Thanks, James. Yes, that article from Tim Robertson been a helpful article. Reviewed that a couple weeks ago.

<TL;DR>

A few grievances I have with this article:

Mis-quote Number 1

...Run this for long enough, and you’ll see your Ruby process consume more and more memory, in ever-wider swings (I let it gobble up over 2GB on my system before I killed it). But don’t take my word for it: ask Koichi Sasada, the author of the generational GC in Ruby 2.1:

“Some ‘short-lived’ young objects will be promoted to ‘old-gen’ accidentally….if such ‘short-lived’ objects consume huge memory we need to free such objects.”

Reading the full talk actually reveals that Koichi introduced the following mechanism with 2.1.0 to address that very problem:

New generational GC algorithm allows mixing "Write-barrier protected objects" and "WB unprotected objects"
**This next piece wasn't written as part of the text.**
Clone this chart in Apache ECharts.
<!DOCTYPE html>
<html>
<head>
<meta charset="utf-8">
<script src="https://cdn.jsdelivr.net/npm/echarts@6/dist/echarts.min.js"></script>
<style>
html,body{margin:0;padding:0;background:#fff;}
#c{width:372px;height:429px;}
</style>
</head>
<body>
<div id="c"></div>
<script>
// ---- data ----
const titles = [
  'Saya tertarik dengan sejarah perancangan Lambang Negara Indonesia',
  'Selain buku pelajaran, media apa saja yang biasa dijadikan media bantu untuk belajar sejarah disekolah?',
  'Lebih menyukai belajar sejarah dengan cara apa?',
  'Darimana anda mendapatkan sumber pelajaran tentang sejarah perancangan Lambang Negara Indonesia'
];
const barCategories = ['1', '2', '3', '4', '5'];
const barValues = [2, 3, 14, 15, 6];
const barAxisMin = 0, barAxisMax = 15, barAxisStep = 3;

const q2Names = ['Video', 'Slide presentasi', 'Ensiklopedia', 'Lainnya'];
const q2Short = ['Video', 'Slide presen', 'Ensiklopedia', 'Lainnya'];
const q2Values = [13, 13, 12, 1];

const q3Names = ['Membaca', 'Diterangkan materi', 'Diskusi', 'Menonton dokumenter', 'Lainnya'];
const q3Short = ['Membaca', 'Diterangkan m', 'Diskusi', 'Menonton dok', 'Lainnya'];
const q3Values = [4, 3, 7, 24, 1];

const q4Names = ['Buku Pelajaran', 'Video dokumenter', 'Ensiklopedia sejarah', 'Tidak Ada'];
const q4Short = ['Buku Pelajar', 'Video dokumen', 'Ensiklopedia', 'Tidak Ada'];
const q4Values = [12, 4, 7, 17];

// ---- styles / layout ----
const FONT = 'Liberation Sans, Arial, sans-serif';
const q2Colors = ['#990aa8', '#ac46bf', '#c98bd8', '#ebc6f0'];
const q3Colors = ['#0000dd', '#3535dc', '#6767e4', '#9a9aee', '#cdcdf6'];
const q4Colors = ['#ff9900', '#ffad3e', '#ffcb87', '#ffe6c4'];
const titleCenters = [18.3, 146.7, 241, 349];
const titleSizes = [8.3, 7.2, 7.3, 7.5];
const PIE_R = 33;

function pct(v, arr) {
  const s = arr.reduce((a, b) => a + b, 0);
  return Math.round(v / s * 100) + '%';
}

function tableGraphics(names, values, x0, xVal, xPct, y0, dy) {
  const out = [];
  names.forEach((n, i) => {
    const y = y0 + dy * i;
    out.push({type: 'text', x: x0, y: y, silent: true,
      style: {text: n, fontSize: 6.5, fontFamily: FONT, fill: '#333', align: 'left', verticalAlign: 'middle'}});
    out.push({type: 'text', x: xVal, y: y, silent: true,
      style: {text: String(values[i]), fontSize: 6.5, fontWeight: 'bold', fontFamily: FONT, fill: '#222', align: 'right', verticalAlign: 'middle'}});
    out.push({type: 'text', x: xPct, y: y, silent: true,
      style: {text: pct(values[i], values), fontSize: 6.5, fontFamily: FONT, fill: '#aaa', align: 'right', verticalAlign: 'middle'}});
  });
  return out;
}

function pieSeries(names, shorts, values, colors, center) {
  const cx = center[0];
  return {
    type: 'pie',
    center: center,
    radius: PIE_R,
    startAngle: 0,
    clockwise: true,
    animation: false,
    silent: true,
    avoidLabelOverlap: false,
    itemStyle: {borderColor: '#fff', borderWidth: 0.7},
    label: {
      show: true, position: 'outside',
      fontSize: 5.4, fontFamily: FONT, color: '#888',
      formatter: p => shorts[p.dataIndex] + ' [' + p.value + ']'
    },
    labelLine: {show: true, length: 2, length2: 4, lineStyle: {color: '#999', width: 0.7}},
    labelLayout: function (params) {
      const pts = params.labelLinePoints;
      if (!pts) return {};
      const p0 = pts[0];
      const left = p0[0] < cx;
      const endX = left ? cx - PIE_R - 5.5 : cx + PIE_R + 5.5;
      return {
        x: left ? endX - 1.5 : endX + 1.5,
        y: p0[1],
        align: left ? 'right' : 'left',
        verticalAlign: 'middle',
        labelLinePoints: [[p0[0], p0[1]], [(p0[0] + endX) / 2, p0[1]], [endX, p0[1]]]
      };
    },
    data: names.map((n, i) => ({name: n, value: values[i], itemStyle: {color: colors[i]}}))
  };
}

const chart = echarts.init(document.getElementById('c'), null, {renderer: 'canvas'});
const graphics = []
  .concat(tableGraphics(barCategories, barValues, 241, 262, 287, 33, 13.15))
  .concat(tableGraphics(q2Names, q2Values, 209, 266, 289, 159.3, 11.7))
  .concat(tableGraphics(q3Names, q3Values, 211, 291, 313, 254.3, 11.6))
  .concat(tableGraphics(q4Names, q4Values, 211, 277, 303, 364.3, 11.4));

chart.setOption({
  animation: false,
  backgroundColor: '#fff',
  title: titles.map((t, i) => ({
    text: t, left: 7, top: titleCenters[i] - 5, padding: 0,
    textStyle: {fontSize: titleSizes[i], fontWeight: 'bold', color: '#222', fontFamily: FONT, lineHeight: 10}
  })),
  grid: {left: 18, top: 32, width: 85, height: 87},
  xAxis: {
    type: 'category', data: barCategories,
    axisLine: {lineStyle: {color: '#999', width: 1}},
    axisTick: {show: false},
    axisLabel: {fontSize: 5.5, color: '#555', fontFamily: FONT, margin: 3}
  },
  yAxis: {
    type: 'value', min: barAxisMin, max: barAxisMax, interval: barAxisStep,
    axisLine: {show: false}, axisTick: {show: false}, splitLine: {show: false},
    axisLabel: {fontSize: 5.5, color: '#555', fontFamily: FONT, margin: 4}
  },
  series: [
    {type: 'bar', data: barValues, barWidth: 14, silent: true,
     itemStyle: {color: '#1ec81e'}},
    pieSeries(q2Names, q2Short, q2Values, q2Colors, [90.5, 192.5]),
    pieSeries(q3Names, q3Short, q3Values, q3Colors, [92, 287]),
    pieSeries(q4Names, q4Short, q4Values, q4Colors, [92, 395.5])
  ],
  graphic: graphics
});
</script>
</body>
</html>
(from Page 30 of Koichi's talk).

Mis-quote Number 2

Tim also partially-quotes Koichi on this:

also:

“We cannot measure how oldgen objects consume [memory collectively]….a few oldgen objects can grab huge memory”
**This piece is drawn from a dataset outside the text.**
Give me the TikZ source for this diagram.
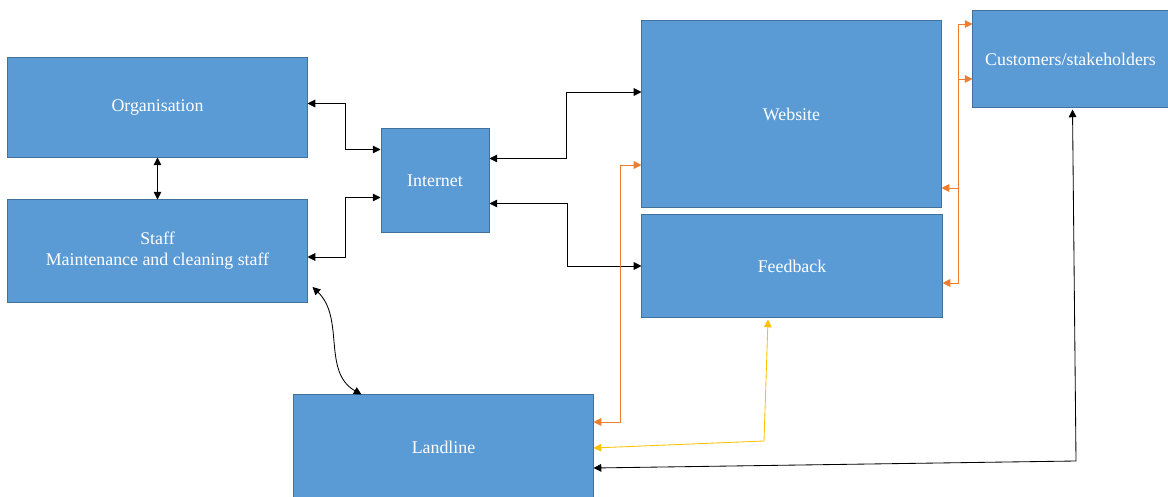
\documentclass[tikz,border=0pt]{standalone}
\usepackage{fontspec}
\setmainfont{Liberation Serif}
\usetikzlibrary{arrows.meta,calc}
\definecolor{boxblue}{HTML}{5B9BD5}
\definecolor{boxline}{HTML}{41719C}
\definecolor{linkorange}{HTML}{ED7D31}
\definecolor{linkgold}{HTML}{FFC000}
\begin{document}
\begin{tikzpicture}[x=0.025cm,y=-0.025cm,
	block/.style={draw=boxline,fill=boxblue,line width=0.7pt,text=white,font=\fontsize{12.7}{15}\selectfont,align=center,inner sep=0pt},
	dlink/.style={{Triangle[length=5.5pt,width=5.5pt]}-{Triangle[length=5.5pt,width=5.5pt]},line width=0.6pt},
	olink/.style={dlink,color=linkorange},
	glink/.style={dlink,color=linkgold}]
	\useasboundingbox (0,0) rectangle (1168,497);
	\begin{scope}
	\clip (0,0) rectangle (1168,497);
	\node [block,minimum width=7.475cm,minimum height=2.475cm] (org) at (157.5,107.5) {Organisation};
	\node [block,minimum width=7.475cm,minimum height=2.55cm] (staff) at (157.5,251) {Staff\\Maintenance and cleaning staff};
	\node [block,minimum width=2.7cm,minimum height=2.575cm] (inet) at (435,180.5) {Internet};
	\node [block,minimum width=7.475cm,minimum height=4.65cm] (web) at (791.5,114) {Website};
	\node [block,minimum width=7.5cm,minimum height=2.55cm] (feed) at (792,266) {Feedback};
	\node [block,minimum width=4.875cm,minimum height=2.4cm] (cust) at (1070.5,59) {Customers/stakeholders};
	\node [block,minimum width=7.475cm,minimum height=2.6cm] (land) at (443.5,447) {Landline};
	\end{scope}
	% bends of the long links to the landline
	\coordinate (gbend) at (764,441);
	\coordinate (kbend) at (1076,461);
	\draw [dlink] (org.south) -- (staff.north);
	\draw [dlink] ($(org.east)+(0,-4)$) -- ++(38,0) |- ($(inet.west)+(0,-31)$);
	\draw [dlink] ($(staff.east)+(0,6)$) -- ++(38,0) |- ($(inet.west)+(0,17)$);
	\draw [dlink] ($(inet.east)+(0,-22)$) -- ++(77,0) |- ($(web.west)+(0,-22)$);
	\draw [dlink] ($(inet.east)+(0,23)$) -- ++(78,0) |- (feed.west);
	\draw [dlink] ($(staff.east)+(5,36)$) .. controls (345,318) and (322,372) .. ($(land.north west)+(68,0)$);
	\draw [olink] ($(land.east)+(0,-25)$) -- ++(27,0) |- ($(web.west)+(0,51)$);
	\draw [olink] ($(web.east)+(0,74)$) -- ++(17,0) |- ($(cust.west)+(0,-35)$);
	\draw [olink] ($(feed.east)+(0,17)$) -- ++(16,0) |- ($(cust.west)+(0,20)$);
	\draw [glink] ($(land.east)+(0,1)$) -- (gbend) -- ($(feed.south)+(-24,2)$);
	\draw [dlink] ($(land.east)+(0,21)$) -- (kbend) -- ($(cust.south)+(2,2)$);
\end{tikzpicture}
\end{document}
(from page 83 of Koichi's talk)

But Tim failed to reference Koichi's existing solution to the problem, mentioned on the next page:

"We implemented this feature and evaluating it now"

(from page 84 of Koichi's talk)

Furthermore, on page 85... the laundry list of remaining tasks that Koichi stated was needed "Future work For smarter object management" in Ruby beyond 2.1.0 shows that Koichi's remaining concerns around RGenGC revolve around performance, not leaks. That doesn't prove that there aren't leaks, of course, just saying that this talk isn't the "everything's borked" exposé that it's made out to be.

</TL;DR>

Sorry. :blush:

chewi commented 10 years ago

I am aware that much of the article was debunked in this other article but this one did acknowledge that there is still an issue, which will be fixed in 2.1.2.

http://samsaffron.com/archive/2014/04/08/ruby-2-1-garbage-collection-ready-for-production

sfgeorge commented 10 years ago

Thanks, I did not see that article. Good to know that there's the malloc_limit bug that is fixed in Ruby Head.